Written request: Print the lines of the listing below verbatim from its first line through the line bearing "0.628, 0.480, 0.678]". Any pictures are to be omitted.
▼
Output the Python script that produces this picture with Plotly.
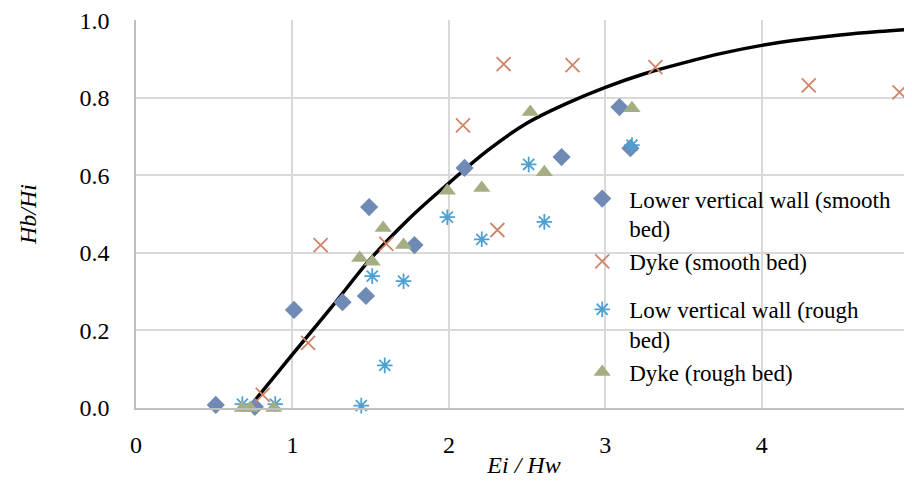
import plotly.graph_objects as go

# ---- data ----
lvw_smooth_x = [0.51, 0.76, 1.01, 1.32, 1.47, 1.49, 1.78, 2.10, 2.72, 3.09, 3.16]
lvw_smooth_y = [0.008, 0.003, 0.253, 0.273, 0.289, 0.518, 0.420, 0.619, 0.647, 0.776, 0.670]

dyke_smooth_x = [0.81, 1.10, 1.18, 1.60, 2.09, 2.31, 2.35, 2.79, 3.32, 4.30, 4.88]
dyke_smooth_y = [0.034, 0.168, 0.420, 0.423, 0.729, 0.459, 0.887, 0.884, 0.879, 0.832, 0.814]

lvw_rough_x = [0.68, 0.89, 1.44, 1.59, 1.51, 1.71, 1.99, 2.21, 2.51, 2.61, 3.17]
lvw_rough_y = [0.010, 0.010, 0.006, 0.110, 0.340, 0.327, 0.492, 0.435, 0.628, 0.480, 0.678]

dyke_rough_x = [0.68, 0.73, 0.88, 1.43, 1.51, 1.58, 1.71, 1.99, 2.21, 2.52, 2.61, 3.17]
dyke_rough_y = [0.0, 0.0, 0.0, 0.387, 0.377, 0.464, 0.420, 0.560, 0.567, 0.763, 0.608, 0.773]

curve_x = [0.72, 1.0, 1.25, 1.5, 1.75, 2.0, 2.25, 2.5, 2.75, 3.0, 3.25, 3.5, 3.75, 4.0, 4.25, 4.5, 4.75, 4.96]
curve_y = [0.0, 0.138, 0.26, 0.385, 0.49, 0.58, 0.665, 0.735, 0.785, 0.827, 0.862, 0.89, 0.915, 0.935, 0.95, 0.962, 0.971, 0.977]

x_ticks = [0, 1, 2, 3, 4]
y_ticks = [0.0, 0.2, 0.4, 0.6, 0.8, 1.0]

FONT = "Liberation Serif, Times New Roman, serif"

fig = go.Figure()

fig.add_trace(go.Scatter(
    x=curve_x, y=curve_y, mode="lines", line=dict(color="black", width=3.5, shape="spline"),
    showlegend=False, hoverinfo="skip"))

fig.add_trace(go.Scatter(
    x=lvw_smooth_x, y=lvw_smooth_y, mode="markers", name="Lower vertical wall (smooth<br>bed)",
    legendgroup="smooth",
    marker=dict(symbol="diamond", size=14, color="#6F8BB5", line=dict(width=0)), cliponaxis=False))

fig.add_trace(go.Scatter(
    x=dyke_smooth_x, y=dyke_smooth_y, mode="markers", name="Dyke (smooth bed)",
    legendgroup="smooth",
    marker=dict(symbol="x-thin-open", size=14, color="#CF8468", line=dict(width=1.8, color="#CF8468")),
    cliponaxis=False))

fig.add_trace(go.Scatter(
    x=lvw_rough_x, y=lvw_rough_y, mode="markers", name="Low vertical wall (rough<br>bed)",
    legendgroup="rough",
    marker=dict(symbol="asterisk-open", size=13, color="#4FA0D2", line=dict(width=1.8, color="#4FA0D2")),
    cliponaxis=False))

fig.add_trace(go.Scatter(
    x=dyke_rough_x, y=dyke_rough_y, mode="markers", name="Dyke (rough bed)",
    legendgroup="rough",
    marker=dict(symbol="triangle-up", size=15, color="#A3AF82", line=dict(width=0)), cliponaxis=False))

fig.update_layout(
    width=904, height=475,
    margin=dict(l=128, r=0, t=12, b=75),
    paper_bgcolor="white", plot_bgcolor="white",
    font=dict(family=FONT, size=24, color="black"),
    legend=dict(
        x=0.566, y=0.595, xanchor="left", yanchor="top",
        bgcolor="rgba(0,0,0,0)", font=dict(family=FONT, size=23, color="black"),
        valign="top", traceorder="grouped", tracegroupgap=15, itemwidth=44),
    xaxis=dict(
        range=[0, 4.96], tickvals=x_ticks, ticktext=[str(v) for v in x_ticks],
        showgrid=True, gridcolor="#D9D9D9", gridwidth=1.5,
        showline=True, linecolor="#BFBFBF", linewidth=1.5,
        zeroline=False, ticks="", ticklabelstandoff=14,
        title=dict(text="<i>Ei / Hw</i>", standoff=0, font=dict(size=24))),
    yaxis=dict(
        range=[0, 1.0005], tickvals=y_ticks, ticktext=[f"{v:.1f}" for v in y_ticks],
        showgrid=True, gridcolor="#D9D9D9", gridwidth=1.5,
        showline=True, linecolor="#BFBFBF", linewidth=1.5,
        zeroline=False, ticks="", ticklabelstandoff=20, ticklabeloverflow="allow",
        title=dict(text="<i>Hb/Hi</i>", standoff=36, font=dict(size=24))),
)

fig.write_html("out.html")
▲
Response below:
Output the Python script that produces this picture with Plotly.
import plotly.graph_objects as go

# ---- data ----
lvw_smooth_x = [0.51, 0.76, 1.01, 1.32, 1.47, 1.49, 1.78, 2.10, 2.72, 3.09, 3.16]
lvw_smooth_y = [0.008, 0.003, 0.253, 0.273, 0.289, 0.518, 0.420, 0.619, 0.647, 0.776, 0.670]

dyke_smooth_x = [0.81, 1.10, 1.18, 1.60, 2.09, 2.31, 2.35, 2.79, 3.32, 4.30, 4.88]
dyke_smooth_y = [0.034, 0.168, 0.420, 0.423, 0.729, 0.459, 0.887, 0.884, 0.879, 0.832, 0.814]

lvw_rough_x = [0.68, 0.89, 1.44, 1.59, 1.51, 1.71, 1.99, 2.21, 2.51, 2.61, 3.17]
lvw_rough_y = [0.010, 0.010, 0.006, 0.110, 0.340, 0.327, 0.492, 0.435, 0.628, 0.480, 0.678]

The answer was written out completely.